Guest posting on the personal finance blog Budgets Are Sexy, Robert Sommers explains the difference between home equity lines of credit and home equity loans, which are also known as second mortgages.
If you already knew the difference before reading the post, you’re more savvy than I, who thought they were different names for the same thing. Not so, Sommers explains:
Home Equity Line of Credit, or HELOC, also allows a homeowner to borrow against the value of their home. The loan is essentially a form of revolving credit in which your home serves as collateral. There are two major differences between this type of loan and a standard HEL. First, a HELOC typically has a variable interest rate rather than a fixed one, meaning that the amount of your monthly interest changes just as it would for an adjustable rate mortgage. The second difference is that rather than receiving the entire amount as a lump sum at the start of the loan, the borrower is given a predetermined line of revolving credit that has a draw period of 5-25 years during which funds can be drawn whenever needed.
There is a maximum limit that can be taken out and a minimum payment that is due each month, with the borrower given the option to pay off as much of the line as he and/or she wants- much in the same way as you would with a credit card or other revolving line of credit.

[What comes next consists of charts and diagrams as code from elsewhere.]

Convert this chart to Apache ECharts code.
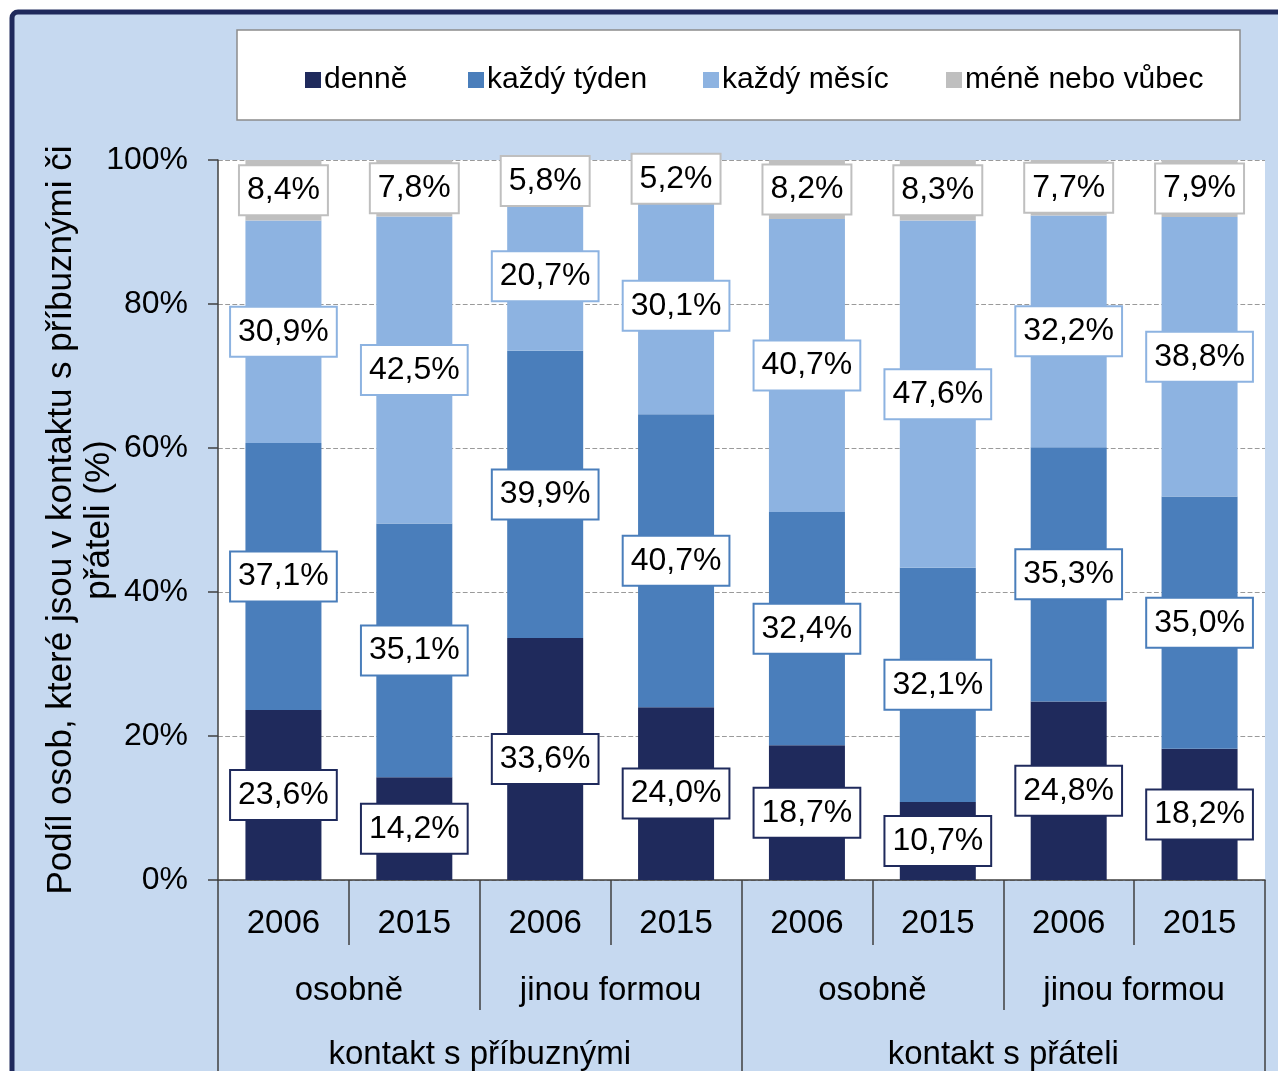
<!DOCTYPE html>
<html>
<head>
<meta charset="utf-8">
<script src="https://cdn.jsdelivr.net/npm/echarts@6/dist/echarts.min.js"></script>
<style>
html, body { margin: 0; padding: 0; background: #fff; }
#chart { width: 1278px; height: 1071px; }
</style>
</head>
<body>
<div id="chart"></div>
<script>
var years = ['2006', '2015', '2006', '2015', '2006', '2015', '2006', '2015'];
var forms = ['osobně', 'jinou formou', 'osobně', 'jinou formou'];
var groups = ['kontakt s příbuznými', 'kontakt s přáteli'];
var seriesNames = ['denně', 'každý týden', 'každý měsíc', 'méně nebo vůbec'];

var denne = [23.6, 14.2, 33.6, 24.0, 18.7, 10.7, 24.8, 18.2];
var tyden = [37.1, 35.1, 39.9, 40.7, 32.4, 32.1, 35.3, 35.0];
var mesic = [30.9, 42.5, 20.7, 30.1, 40.7, 47.6, 32.2, 38.8];
var mene = [8.4, 7.8, 5.8, 5.2, 8.2, 8.3, 7.7, 7.9];

var colors = ['#1f2a5c', '#4a7ebb', '#8db3e1', '#bfbfbf'];
var FONT = 'Liberation Sans, Arial, sans-serif';

var chartDom = document.getElementById('chart');
var myChart = echarts.init(chartDom);
var option;

// 100% stacked: each column is scaled to its own total
var all = [denne, tyden, mesic, mene];
var totals = years.map(function (y, i) {
  return denne[i] + tyden[i] + mesic[i] + mene[i];
});

function makeSeries(idx) {
  return {
    name: seriesNames[idx],
    type: 'bar',
    stack: 'total',
    barWidth: 76,
    itemStyle: { color: colors[idx] },
    data: all[idx].map(function (v, i) {
      return { value: v / totals[i] * 100, raw: v };
    }),
    label: {
      show: true,
      position: 'inside',
      formatter: function (p) {
        return p.data.raw.toFixed(1).replace('.', ',') + '%';
      },
      color: '#000',
      fontFamily: FONT,
      fontSize: 32,
      backgroundColor: '#fff',
      borderColor: colors[idx],
      borderWidth: 2,
      padding: [9, 7, 7, 7]
    },
    emphasis: { disabled: true }
  };
}

var legendLeft = [300, 463, 698, 941];
var legends = seriesNames.map(function (n, i) {
  return {
    data: [n],
    left: legendLeft[i],
    top: 60,
    itemWidth: 16,
    itemHeight: 16,
    icon: 'rect',
    selectedMode: false,
    textStyle: { fontFamily: FONT, fontSize: 30, color: '#000', padding: [0, 0, 0, -2] }
  };
});

option = {
  animation: false,
  textStyle: { fontFamily: FONT },
  graphic: [
    {
      type: 'rect',
      z: -10,
      shape: { x: 12, y: 12, width: 1400, height: 1200, r: 6 },
      style: { fill: '#c6d9f0', stroke: '#1f2a5c', lineWidth: 5 }
    },
    {
      type: 'rect',
      z: -5,
      shape: { x: 237, y: 30, width: 1003, height: 90 },
      style: { fill: '#fff', stroke: '#8c8c8c', lineWidth: 1.5 }
    }
  ],
  legend: legends,
  grid: {
    left: 218,
    right: 13,
    top: 160,
    bottom: 191,
    show: true,
    backgroundColor: '#fff',
    borderWidth: 0
  },
  xAxis: [
    {
      type: 'category',
      data: years,
      position: 'bottom',
      offset: 0,
      axisLine: { show: true, lineStyle: { color: '#404040', width: 1.5 } },
      axisTick: { show: true, interval: 0, length: 65, lineStyle: { color: '#404040', width: 1.5 } },
      axisLabel: { interval: 0, margin: 27, color: '#000', fontSize: 33, fontFamily: FONT }
    },
    {
      type: 'category',
      data: forms,
      position: 'bottom',
      offset: 0,
      axisLine: { show: false },
      axisTick: { show: true, interval: 0, length: 130, lineStyle: { color: '#404040', width: 1.5 } },
      axisLabel: { interval: 0, margin: 94, color: '#000', fontSize: 33, fontFamily: FONT }
    },
    {
      type: 'category',
      data: groups,
      position: 'bottom',
      offset: 0,
      axisLine: { show: false },
      axisTick: { show: true, interval: 0, length: 220, lineStyle: { color: '#404040', width: 1.5 } },
      axisLabel: { interval: 0, margin: 158, color: '#000', fontSize: 33, fontFamily: FONT }
    }
  ],
  yAxis: {
    type: 'value',
    min: 0,
    max: 100,
    interval: 20,
    name: 'Podíl osob, které jsou v kontaktu s příbuznými či\npřáteli (%)',
    nameLocation: 'middle',
    nameGap: 100,
    nameMoveOverlap: false,
    nameTextStyle: { fontFamily: FONT, fontSize: 35, color: '#000', lineHeight: 38 },
    axisLine: { show: true, lineStyle: { color: '#404040', width: 1.5 } },
    axisTick: { show: true, length: 10, lineStyle: { color: '#404040', width: 1.5 } },
    axisLabel: {
      margin: 30,
      color: '#000',
      fontSize: 32,
      fontFamily: FONT,
      formatter: '{value}%'
    },
    splitLine: { show: true, lineStyle: { color: '#9a9a9a', type: 'dashed', width: 1.2 } }
  },
  series: [makeSeries(0), makeSeries(1), makeSeries(2), makeSeries(3)]
};

option && myChart.setOption(option);
</script>
</body>
</html>
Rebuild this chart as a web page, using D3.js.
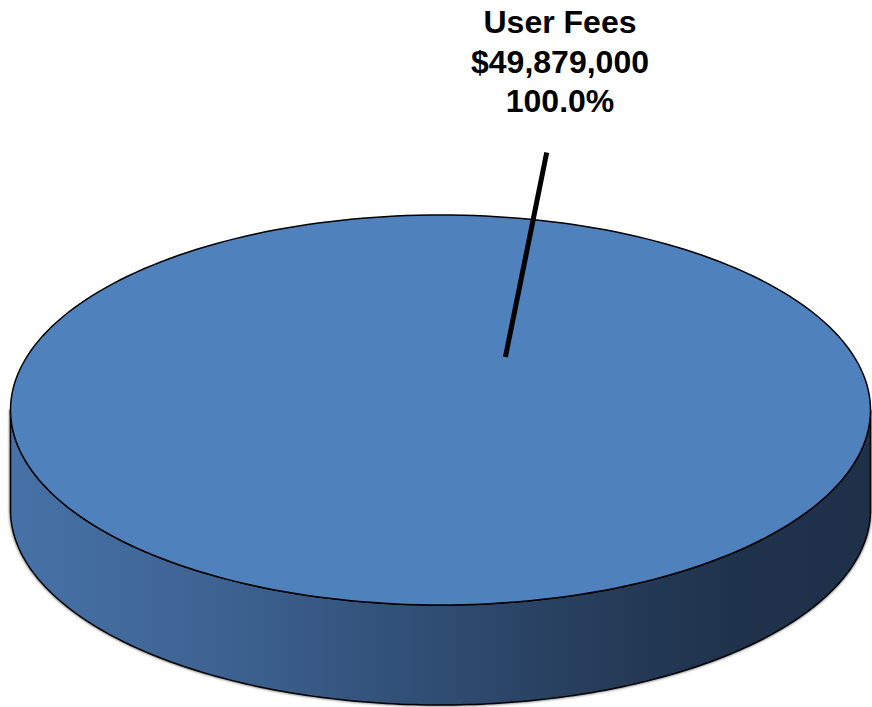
<!DOCTYPE html>
<html>
<head>
<meta charset="utf-8">
<script src="https://cdn.jsdelivr.net/npm/d3@7"></script>
<style>
  html, body { margin: 0; padding: 0; background: #ffffff; }
  svg { display: block; }
</style>
</head>
<body>
<svg id="chart" width="872" height="707"></svg>
<script>
// Revenue sources
const categories = ["User Fees"];
const values = [49879000];
const colors = ["#4f81bd"];

const W = 872, H = 707;
const cx = 440.5, cy = 410, rx = 430, ry = 195, depth = 100;

const svg = d3.select("#chart");
const defs = svg.append("defs");

// side shading, light on the left to dark on the right
const grad = defs.append("linearGradient")
  .attr("id", "sideGrad").attr("gradientUnits", "userSpaceOnUse")
  .attr("x1", cx - rx).attr("x2", cx + rx).attr("y1", 0).attr("y2", 0);
[[0, "#4772a7"], [0.25, "#3d6291"], [0.5, "#2f4c72"], [0.7, "#253b58"], [0.85, "#1f324c"], [1, "#1f3049"]]
  .forEach(([o, c]) => grad.append("stop").attr("offset", o).attr("stop-color", c));

const filt = defs.append("filter").attr("id", "halo").attr("x", "-5%").attr("y", "-5%").attr("width", "110%").attr("height", "110%");
filt.append("feGaussianBlur").attr("stdDeviation", 1.2);

const total = d3.sum(values);
const pie = d3.pie().sort(null).startAngle(0).endAngle(2 * Math.PI);
const arcs = pie(values);

// ellipse point for pie angle (0 = top, clockwise)
const ex = a => cx + rx * Math.sin(a);
const ey = (a, dz = 0) => cy - ry * Math.cos(a) + dz;

function topPath(d) {
  const n = 240, pts = [];
  const full = d.endAngle - d.startAngle >= 2 * Math.PI - 1e-6;
  if (!full) pts.push([cx, cy]);
  for (let i = 0; i <= n; i++) {
    const a = d.startAngle + (d.endAngle - d.startAngle) * i / n;
    pts.push([ex(a), ey(a)]);
  }
  return d3.line()(pts) + "Z";
}

// visible front wall: pie angles between PI/2 and 3PI/2
function sidePath(d) {
  const a0 = Math.max(d.startAngle, Math.PI / 2), a1 = Math.min(d.endAngle, 3 * Math.PI / 2);
  if (a1 <= a0) return null;
  const n = 200, upper = [], lower = [];
  for (let i = 0; i <= n; i++) {
    const a = a0 + (a1 - a0) * i / n;
    upper.push([ex(a), ey(a)]);
    lower.push([ex(a), ey(a, depth)]);
  }
  return d3.line()(upper.concat(lower.reverse())) + "Z";
}

const g = svg.append("g");

arcs.forEach((d, i) => {
  const sp = sidePath(d);
  if (sp) {
    g.append("path").attr("d", sp).attr("fill", "none")
      .attr("stroke", "#888").attr("stroke-width", 3).attr("filter", "url(#halo)");
    g.append("path").attr("d", sp).attr("fill", "url(#sideGrad)")
      .attr("stroke", "#000").attr("stroke-width", 1.5).attr("stroke-linejoin", "round");
  }
});

arcs.forEach((d, i) => {
  g.append("path").attr("d", topPath(d)).attr("fill", colors[i])
    .attr("stroke", "#000").attr("stroke-width", 1.5);
});

// data label with leader line
const fmt = d3.format("$,.0f");
const pct = d3.format(".1%");
arcs.forEach((d, i) => {
  const inner = [cx + 0.151 * rx, cy - 0.272 * ry];
  const outer = [cx + 0.247 * rx, cy - 1.32 * ry];
  svg.append("line")
    .attr("x1", inner[0]).attr("y1", inner[1]).attr("x2", outer[0]).attr("y2", outer[1])
    .attr("stroke", "#000").attr("stroke-width", 5);

  const t = svg.append("text")
    .attr("x", 560).attr("y", 33)
    .attr("text-anchor", "middle")
    .attr("font-family", "Liberation Sans, Arial, sans-serif")
    .attr("font-weight", "bold").attr("font-size", 32).attr("fill", "#000");
  [categories[i], fmt(d.data), pct(d.data / total)].forEach((s, k) => {
    t.append("tspan").attr("x", 560).attr("y", 33 + k * 39.5).text(s);
  });
});
</script>
</body>
</html>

A big advantage that comes with a HELOC is that the borrower pays interest only on the money that they draw, rather than the entire sum as they would with a Home Equity Loan.
Sommers says HELs are better if you’re using the money for set expenses, while HELOCs make more sense if the amount of extra money you’ll be needing varies.
It’s definitely best to avoid either unless absolutely necessary, because both can be gateway drugs to bankruptcy.